====== Extracted records ======

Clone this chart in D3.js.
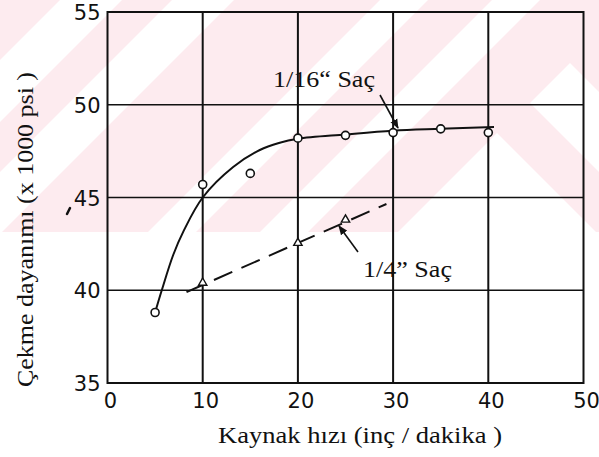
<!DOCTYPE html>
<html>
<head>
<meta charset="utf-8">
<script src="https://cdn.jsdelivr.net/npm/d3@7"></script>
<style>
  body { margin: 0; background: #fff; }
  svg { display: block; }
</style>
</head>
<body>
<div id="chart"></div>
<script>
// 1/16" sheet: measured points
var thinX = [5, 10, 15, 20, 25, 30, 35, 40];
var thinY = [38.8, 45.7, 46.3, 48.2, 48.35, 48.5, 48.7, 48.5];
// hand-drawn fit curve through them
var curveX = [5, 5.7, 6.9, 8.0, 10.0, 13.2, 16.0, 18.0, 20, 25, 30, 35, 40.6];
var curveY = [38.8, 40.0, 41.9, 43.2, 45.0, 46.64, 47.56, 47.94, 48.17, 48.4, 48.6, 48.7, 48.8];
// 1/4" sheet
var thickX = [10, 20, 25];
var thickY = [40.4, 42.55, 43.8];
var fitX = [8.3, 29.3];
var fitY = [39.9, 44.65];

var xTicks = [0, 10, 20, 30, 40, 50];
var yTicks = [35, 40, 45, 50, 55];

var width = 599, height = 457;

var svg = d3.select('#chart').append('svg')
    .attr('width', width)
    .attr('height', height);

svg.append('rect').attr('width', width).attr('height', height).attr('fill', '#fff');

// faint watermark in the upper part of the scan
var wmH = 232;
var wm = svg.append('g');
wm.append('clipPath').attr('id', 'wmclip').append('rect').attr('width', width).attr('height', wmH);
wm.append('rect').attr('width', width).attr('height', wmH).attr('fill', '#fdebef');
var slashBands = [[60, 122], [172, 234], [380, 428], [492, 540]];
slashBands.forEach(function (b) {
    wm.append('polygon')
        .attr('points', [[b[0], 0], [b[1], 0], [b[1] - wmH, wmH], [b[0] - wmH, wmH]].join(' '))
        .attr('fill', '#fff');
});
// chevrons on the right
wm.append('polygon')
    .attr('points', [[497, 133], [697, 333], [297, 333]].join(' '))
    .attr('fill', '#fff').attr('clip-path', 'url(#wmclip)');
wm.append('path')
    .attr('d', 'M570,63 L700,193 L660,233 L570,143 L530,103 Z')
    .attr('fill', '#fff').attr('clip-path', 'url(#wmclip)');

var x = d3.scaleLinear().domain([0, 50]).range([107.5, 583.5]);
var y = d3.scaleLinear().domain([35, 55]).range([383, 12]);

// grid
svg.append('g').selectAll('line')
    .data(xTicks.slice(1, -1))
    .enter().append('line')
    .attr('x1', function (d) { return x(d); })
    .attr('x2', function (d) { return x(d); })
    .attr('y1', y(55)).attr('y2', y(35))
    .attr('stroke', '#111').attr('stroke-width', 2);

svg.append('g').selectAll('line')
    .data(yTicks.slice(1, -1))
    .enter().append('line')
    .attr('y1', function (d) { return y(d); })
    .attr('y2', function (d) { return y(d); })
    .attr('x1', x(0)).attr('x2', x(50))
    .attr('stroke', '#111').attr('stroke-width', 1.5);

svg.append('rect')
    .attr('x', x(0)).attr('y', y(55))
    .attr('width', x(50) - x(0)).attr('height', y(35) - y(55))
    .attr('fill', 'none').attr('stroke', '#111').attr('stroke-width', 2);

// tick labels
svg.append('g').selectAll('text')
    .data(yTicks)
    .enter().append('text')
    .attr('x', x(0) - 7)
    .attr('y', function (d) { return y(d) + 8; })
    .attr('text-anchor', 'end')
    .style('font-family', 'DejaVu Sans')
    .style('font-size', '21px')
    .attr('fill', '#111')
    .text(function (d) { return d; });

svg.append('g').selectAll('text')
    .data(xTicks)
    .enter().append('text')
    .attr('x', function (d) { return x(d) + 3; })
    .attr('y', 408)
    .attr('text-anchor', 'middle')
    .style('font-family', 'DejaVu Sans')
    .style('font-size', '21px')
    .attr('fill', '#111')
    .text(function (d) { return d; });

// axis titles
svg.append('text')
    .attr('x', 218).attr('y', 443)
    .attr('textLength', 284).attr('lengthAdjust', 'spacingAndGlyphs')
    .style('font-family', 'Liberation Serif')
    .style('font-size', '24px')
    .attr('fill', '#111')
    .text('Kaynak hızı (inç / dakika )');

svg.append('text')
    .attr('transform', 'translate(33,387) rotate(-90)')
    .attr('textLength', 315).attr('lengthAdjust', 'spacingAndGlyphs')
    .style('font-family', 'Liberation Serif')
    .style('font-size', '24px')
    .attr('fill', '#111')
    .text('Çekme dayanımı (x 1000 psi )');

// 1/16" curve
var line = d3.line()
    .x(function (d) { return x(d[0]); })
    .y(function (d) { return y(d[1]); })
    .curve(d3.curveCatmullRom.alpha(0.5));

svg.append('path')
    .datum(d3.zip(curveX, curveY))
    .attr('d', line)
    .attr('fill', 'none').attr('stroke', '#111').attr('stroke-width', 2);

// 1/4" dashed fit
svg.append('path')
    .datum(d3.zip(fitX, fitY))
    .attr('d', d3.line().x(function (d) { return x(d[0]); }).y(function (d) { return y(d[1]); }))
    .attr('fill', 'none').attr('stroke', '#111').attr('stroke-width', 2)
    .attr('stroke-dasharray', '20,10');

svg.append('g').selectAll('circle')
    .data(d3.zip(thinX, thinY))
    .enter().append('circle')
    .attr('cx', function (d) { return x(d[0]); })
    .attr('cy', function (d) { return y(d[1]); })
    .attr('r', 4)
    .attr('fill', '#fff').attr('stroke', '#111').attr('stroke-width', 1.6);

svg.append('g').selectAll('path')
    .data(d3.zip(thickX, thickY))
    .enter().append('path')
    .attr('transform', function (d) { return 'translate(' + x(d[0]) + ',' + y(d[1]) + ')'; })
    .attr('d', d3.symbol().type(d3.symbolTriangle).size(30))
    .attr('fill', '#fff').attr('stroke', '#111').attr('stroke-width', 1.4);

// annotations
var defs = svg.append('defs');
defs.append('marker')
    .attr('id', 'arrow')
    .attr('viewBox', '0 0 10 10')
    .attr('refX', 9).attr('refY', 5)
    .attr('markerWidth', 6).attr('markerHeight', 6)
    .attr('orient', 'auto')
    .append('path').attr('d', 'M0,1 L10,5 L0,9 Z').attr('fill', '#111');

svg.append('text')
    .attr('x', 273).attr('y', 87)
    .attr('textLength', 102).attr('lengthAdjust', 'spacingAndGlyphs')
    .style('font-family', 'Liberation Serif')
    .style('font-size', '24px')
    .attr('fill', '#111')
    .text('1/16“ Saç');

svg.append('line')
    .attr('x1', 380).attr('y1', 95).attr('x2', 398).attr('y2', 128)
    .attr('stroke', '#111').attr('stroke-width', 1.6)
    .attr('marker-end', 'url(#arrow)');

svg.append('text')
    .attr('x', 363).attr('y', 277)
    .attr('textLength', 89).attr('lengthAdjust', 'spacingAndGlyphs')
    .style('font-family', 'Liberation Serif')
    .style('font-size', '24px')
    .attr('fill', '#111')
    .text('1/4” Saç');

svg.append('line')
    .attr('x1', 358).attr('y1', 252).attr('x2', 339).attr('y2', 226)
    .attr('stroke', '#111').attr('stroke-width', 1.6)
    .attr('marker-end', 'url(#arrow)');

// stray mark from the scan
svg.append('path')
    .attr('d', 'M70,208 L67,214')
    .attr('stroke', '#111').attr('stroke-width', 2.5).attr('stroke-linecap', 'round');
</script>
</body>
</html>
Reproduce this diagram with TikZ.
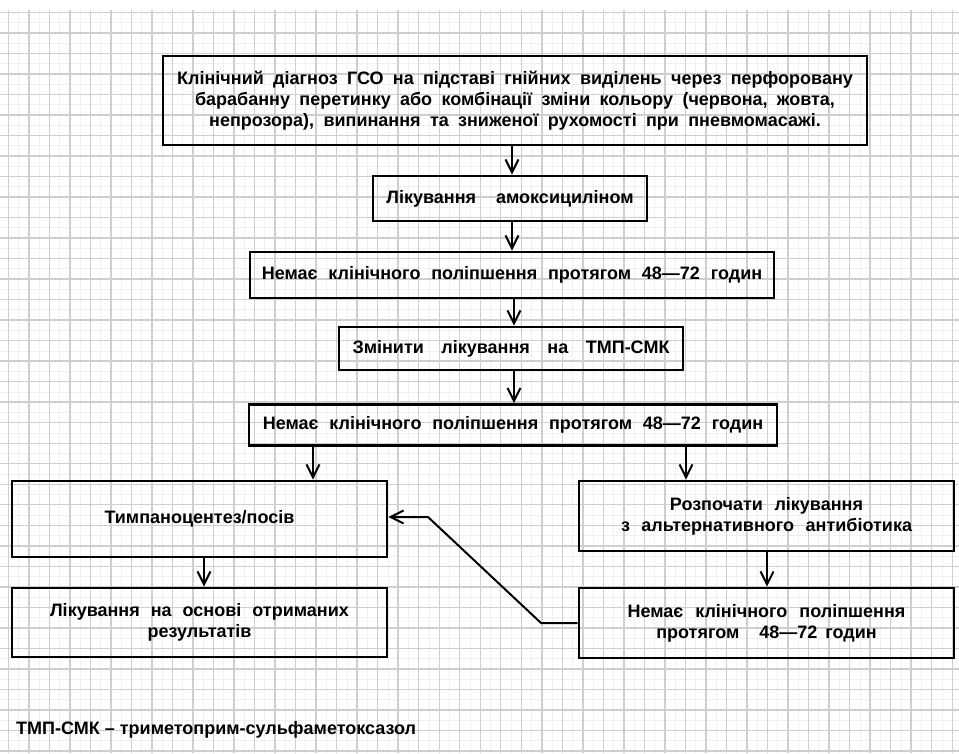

======

:: What is expected ::
Copy out the listing exactly as it stands, but not the pictures.

:: Solution to this task ::
Clone this chart in D3.js.
<!DOCTYPE html>
<html>
<head>
<meta charset="utf-8">
<script src="https://cdn.jsdelivr.net/npm/d3@7"></script>
<style>
  body { margin: 0; background: #fff; }
  svg { display: block; }
</style>
</head>
<body>
<div id="chart"></div>
<script>
// 1/16" sheet: measured points
var thinX = [5, 10, 15, 20, 25, 30, 35, 40];
var thinY = [38.8, 45.7, 46.3, 48.2, 48.35, 48.5, 48.7, 48.5];
// hand-drawn fit curve through them
var curveX = [5, 5.7, 6.9, 8.0, 10.0, 13.2, 16.0, 18.0, 20, 25, 30, 35, 40.6];
var curveY = [38.8, 40.0, 41.9, 43.2, 45.0, 46.64, 47.56, 47.94, 48.17, 48.4, 48.6, 48.7, 48.8];
// 1/4" sheet
var thickX = [10, 20, 25];
var thickY = [40.4, 42.55, 43.8];
var fitX = [8.3, 29.3];
var fitY = [39.9, 44.65];

var xTicks = [0, 10, 20, 30, 40, 50];
var yTicks = [35, 40, 45, 50, 55];

var width = 599, height = 457;

var svg = d3.select('#chart').append('svg')
    .attr('width', width)
    .attr('height', height);

svg.append('rect').attr('width', width).attr('height', height).attr('fill', '#fff');

// faint watermark in the upper part of the scan
var wmH = 232;
var wm = svg.append('g');
wm.append('clipPath').attr('id', 'wmclip').append('rect').attr('width', width).attr('height', wmH);
wm.append('rect').attr('width', width).attr('height', wmH).attr('fill', '#fdebef');
var slashBands = [[60, 122], [172, 234], [380, 428], [492, 540]];
slashBands.forEach(function (b) {
    wm.append('polygon')
        .attr('points', [[b[0], 0], [b[1], 0], [b[1] - wmH, wmH], [b[0] - wmH, wmH]].join(' '))
        .attr('fill', '#fff');
});
// chevrons on the right
wm.append('polygon')
    .attr('points', [[497, 133], [697, 333], [297, 333]].join(' '))
    .attr('fill', '#fff').attr('clip-path', 'url(#wmclip)');
wm.append('path')
    .attr('d', 'M570,63 L700,193 L660,233 L570,143 L530,103 Z')
    .attr('fill', '#fff').attr('clip-path', 'url(#wmclip)');

var x = d3.scaleLinear().domain([0, 50]).range([107.5, 583.5]);
var y = d3.scaleLinear().domain([35, 55]).range([383, 12]);

// grid
svg.append('g').selectAll('line')
    .data(xTicks.slice(1, -1))
    .enter().append('line')
    .attr('x1', function (d) { return x(d); })
    .attr('x2', function (d) { return x(d); })
    .attr('y1', y(55)).attr('y2', y(35))
    .attr('stroke', '#111').attr('stroke-width', 2);

svg.append('g').selectAll('line')
    .data(yTicks.slice(1, -1))
    .enter().append('line')
    .attr('y1', function (d) { return y(d); })
    .attr('y2', function (d) { return y(d); })
    .attr('x1', x(0)).attr('x2', x(50))
    .attr('stroke', '#111').attr('stroke-width', 1.5);

svg.append('rect')
    .attr('x', x(0)).attr('y', y(55))
    .attr('width', x(50) - x(0)).attr('height', y(35) - y(55))
    .attr('fill', 'none').attr('stroke', '#111').attr('stroke-width', 2);

// tick labels
svg.append('g').selectAll('text')
    .data(yTicks)
    .enter().append('text')
    .attr('x', x(0) - 7)
    .attr('y', function (d) { return y(d) + 8; })
    .attr('text-anchor', 'end')
    .style('font-family', 'DejaVu Sans')
    .style('font-size', '21px')
    .attr('fill', '#111')
    .text(function (d) { return d; });

svg.append('g').selectAll('text')
    .data(xTicks)
    .enter().append('text')
    .attr('x', function (d) { return x(d) + 3; })
    .attr('y', 408)
    .attr('text-anchor', 'middle')
    .style('font-family', 'DejaVu Sans')
    .style('font-size', '21px')
    .attr('fill', '#111')
    .text(function (d) { return d; });

// axis titles
svg.append('text')
    .attr('x', 218).attr('y', 443)
    .attr('textLength', 284).attr('lengthAdjust', 'spacingAndGlyphs')
    .style('font-family', 'Liberation Serif')
    .style('font-size', '24px')
    .attr('fill', '#111')
    .text('Kaynak hızı (inç / dakika )');

svg.append('text')
    .attr('transform', 'translate(33,387) rotate(-90)')
    .attr('textLength', 315).attr('lengthAdjust', 'spacingAndGlyphs')
    .style('font-family', 'Liberation Serif')
    .style('font-size', '24px')
    .attr('fill', '#111')
    .text('Çekme dayanımı (x 1000 psi )');

// 1/16" curve
var line = d3.line()
    .x(function (d) { return x(d[0]); })
    .y(function (d) { return y(d[1]); })
    .curve(d3.curveCatmullRom.alpha(0.5));

svg.append('path')
    .datum(d3.zip(curveX, curveY))
    .attr('d', line)
    .attr('fill', 'none').attr('stroke', '#111').attr('stroke-width', 2);

// 1/4" dashed fit
svg.append('path')
    .datum(d3.zip(fitX, fitY))
    .attr('d', d3.line().x(function (d) { return x(d[0]); }).y(function (d) { return y(d[1]); }))
    .attr('fill', 'none').attr('stroke', '#111').attr('stroke-width', 2)
    .attr('stroke-dasharray', '20,10');

svg.append('g').selectAll('circle')
    .data(d3.zip(thinX, thinY))
    .enter().append('circle')
    .attr('cx', function (d) { return x(d[0]); })
    .attr('cy', function (d) { return y(d[1]); })
    .attr('r', 4)
    .attr('fill', '#fff').attr('stroke', '#111').attr('stroke-width', 1.6);

svg.append('g').selectAll('path')
    .data(d3.zip(thickX, thickY))
    .enter().append('path')
    .attr('transform', function (d) { return 'translate(' + x(d[0]) + ',' + y(d[1]) + ')'; })
    .attr('d', d3.symbol().type(d3.symbolTriangle).size(30))
    .attr('fill', '#fff').attr('stroke', '#111').attr('stroke-width', 1.4);

// annotations
var defs = svg.append('defs');
defs.append('marker')
    .attr('id', 'arrow')
    .attr('viewBox', '0 0 10 10')
    .attr('refX', 9).attr('refY', 5)
    .attr('markerWidth', 6).attr('markerHeight', 6)
    .attr('orient', 'auto')
    .append('path').attr('d', 'M0,1 L10,5 L0,9 Z').attr('fill', '#111');

svg.append('text')
    .attr('x', 273).attr('y', 87)
    .attr('textLength', 102).attr('lengthAdjust', 'spacingAndGlyphs')
    .style('font-family', 'Liberation Serif')
    .style('font-size', '24px')
    .attr('fill', '#111')
    .text('1/16“ Saç');

svg.append('line')
    .attr('x1', 380).attr('y1', 95).attr('x2', 398).attr('y2', 128)
    .attr('stroke', '#111').attr('stroke-width', 1.6)
    .attr('marker-end', 'url(#arrow)');

svg.append('text')
    .attr('x', 363).attr('y', 277)
    .attr('textLength', 89).attr('lengthAdjust', 'spacingAndGlyphs')
    .style('font-family', 'Liberation Serif')
    .style('font-size', '24px')
    .attr('fill', '#111')
    .text('1/4” Saç');

svg.append('line')
    .attr('x1', 358).attr('y1', 252).attr('x2', 339).attr('y2', 226)
    .attr('stroke', '#111').attr('stroke-width', 1.6)
    .attr('marker-end', 'url(#arrow)');

// stray mark from the scan
svg.append('path')
    .attr('d', 'M70,208 L67,214')
    .attr('stroke', '#111').attr('stroke-width', 2.5).attr('stroke-linecap', 'round');
</script>
</body>
</html>
Reproduce this diagram with TikZ.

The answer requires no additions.